** Recorded information **
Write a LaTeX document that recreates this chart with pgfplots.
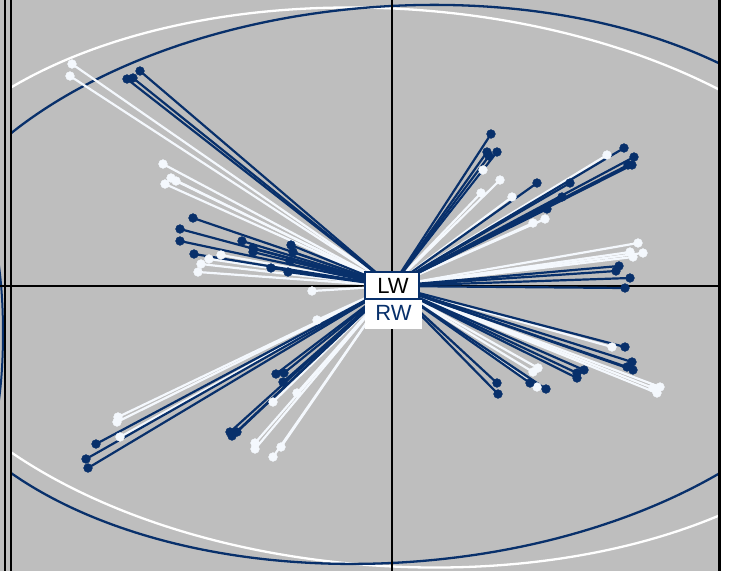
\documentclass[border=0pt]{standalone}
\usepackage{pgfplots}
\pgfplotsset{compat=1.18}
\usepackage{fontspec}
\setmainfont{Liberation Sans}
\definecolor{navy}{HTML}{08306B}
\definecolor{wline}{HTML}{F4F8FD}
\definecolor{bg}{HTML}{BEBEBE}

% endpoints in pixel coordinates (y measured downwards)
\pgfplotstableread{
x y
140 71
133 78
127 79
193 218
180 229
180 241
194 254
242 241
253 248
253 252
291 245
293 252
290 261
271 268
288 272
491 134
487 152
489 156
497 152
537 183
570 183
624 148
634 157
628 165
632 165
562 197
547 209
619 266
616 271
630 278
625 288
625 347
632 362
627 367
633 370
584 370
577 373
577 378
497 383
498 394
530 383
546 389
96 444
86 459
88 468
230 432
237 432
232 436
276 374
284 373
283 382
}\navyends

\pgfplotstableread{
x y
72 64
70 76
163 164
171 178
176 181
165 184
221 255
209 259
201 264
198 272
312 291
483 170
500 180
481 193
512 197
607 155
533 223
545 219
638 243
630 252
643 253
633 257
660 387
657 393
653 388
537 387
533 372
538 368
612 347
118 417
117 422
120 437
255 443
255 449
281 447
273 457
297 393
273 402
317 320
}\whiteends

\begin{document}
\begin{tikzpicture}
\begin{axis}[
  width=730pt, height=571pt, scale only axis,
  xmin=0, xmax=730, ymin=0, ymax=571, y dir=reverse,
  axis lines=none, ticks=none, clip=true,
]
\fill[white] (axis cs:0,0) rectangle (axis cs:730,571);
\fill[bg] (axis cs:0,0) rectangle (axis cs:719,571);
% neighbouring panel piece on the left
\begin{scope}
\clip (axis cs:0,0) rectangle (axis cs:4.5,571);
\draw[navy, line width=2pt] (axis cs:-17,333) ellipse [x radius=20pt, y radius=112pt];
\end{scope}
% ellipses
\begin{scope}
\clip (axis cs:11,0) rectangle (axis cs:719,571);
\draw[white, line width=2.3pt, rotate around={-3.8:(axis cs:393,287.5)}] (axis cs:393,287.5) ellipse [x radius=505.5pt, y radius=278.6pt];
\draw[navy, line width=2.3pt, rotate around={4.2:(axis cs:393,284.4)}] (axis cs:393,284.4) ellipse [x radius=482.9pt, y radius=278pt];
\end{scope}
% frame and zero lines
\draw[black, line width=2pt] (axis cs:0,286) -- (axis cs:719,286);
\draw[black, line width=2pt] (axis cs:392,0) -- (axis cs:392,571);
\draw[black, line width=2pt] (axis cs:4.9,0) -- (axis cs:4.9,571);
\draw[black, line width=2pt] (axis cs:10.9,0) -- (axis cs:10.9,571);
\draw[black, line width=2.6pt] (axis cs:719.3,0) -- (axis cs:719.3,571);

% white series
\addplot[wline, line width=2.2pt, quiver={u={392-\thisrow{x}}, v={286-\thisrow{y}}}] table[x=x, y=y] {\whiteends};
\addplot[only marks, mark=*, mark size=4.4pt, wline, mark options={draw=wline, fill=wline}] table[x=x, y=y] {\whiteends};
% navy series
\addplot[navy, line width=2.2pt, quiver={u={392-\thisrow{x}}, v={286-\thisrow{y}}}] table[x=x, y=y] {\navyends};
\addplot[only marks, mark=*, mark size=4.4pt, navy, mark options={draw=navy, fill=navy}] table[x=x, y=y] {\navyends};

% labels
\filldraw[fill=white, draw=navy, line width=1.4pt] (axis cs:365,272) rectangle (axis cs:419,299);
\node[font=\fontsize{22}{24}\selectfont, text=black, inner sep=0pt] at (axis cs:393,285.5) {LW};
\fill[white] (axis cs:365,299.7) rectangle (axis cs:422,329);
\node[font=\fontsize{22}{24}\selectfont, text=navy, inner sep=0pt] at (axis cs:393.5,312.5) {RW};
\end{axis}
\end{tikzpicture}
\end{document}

** Problem statement **
Omitting all images, print the listing exactly.

** Full answer **
Write a LaTeX document that recreates this chart with pgfplots.
\documentclass[border=0pt]{standalone}
\usepackage{pgfplots}
\pgfplotsset{compat=1.18}
\usepackage{fontspec}
\setmainfont{Liberation Sans}
\definecolor{navy}{HTML}{08306B}
\definecolor{wline}{HTML}{F4F8FD}
\definecolor{bg}{HTML}{BEBEBE}

% endpoints in pixel coordinates (y measured downwards)
\pgfplotstableread{
x y
140 71
133 78
127 79
193 218
180 229
180 241
194 254
242 241
253 248
253 252
291 245
293 252
290 261
271 268
288 272
491 134
487 152
489 156
497 152
537 183
570 183
624 148
634 157
628 165
632 165
562 197
547 209
619 266
616 271
630 278
625 288
625 347
632 362
627 367
633 370
584 370
577 373
577 378
497 383
498 394
530 383
546 389
96 444
86 459
88 468
230 432
237 432
232 436
276 374
284 373
283 382
}\navyends

\pgfplotstableread{
x y
72 64
70 76
163 164
171 178
176 181
165 184
221 255
209 259
201 264
198 272
312 291
483 170
500 180
481 193
512 197
607 155
533 223
545 219
638 243
630 252
643 253
633 257
660 387
657 393
653 388
537 387
533 372
538 368
612 347
118 417
117 422
120 437
255 443
255 449
281 447
273 457
297 393
273 402
317 320
}\whiteends

\begin{document}
\begin{tikzpicture}
\begin{axis}[
  width=730pt, height=571pt, scale only axis,
  xmin=0, xmax=730, ymin=0, ymax=571, y dir=reverse,
  axis lines=none, ticks=none, clip=true,
]
\fill[white] (axis cs:0,0) rectangle (axis cs:730,571);
\fill[bg] (axis cs:0,0) rectangle (axis cs:719,571);
% neighbouring panel piece on the left
\begin{scope}
\clip (axis cs:0,0) rectangle (axis cs:4.5,571);
\draw[navy, line width=2pt] (axis cs:-17,333) ellipse [x radius=20pt, y radius=112pt];
\end{scope}
% ellipses
\begin{scope}
\clip (axis cs:11,0) rectangle (axis cs:719,571);
\draw[white, line width=2.3pt, rotate around={-3.8:(axis cs:393,287.5)}] (axis cs:393,287.5) ellipse [x radius=505.5pt, y radius=278.6pt];
\draw[navy, line width=2.3pt, rotate around={4.2:(axis cs:393,284.4)}] (axis cs:393,284.4) ellipse [x radius=482.9pt, y radius=278pt];
\end{scope}
% frame and zero lines
\draw[black, line width=2pt] (axis cs:0,286) -- (axis cs:719,286);
\draw[black, line width=2pt] (axis cs:392,0) -- (axis cs:392,571);
\draw[black, line width=2pt] (axis cs:4.9,0) -- (axis cs:4.9,571);
\draw[black, line width=2pt] (axis cs:10.9,0) -- (axis cs:10.9,571);
\draw[black, line width=2.6pt] (axis cs:719.3,0) -- (axis cs:719.3,571);

% white series
\addplot[wline, line width=2.2pt, quiver={u={392-\thisrow{x}}, v={286-\thisrow{y}}}] table[x=x, y=y] {\whiteends};
\addplot[only marks, mark=*, mark size=4.4pt, wline, mark options={draw=wline, fill=wline}] table[x=x, y=y] {\whiteends};
% navy series
\addplot[navy, line width=2.2pt, quiver={u={392-\thisrow{x}}, v={286-\thisrow{y}}}] table[x=x, y=y] {\navyends};
\addplot[only marks, mark=*, mark size=4.4pt, navy, mark options={draw=navy, fill=navy}] table[x=x, y=y] {\navyends};

% labels
\filldraw[fill=white, draw=navy, line width=1.4pt] (axis cs:365,272) rectangle (axis cs:419,299);
\node[font=\fontsize{22}{24}\selectfont, text=black, inner sep=0pt] at (axis cs:393,285.5) {LW};
\fill[white] (axis cs:365,299.7) rectangle (axis cs:422,329);
\node[font=\fontsize{22}{24}\selectfont, text=navy, inner sep=0pt] at (axis cs:393.5,312.5) {RW};
\end{axis}
\end{tikzpicture}
\end{document}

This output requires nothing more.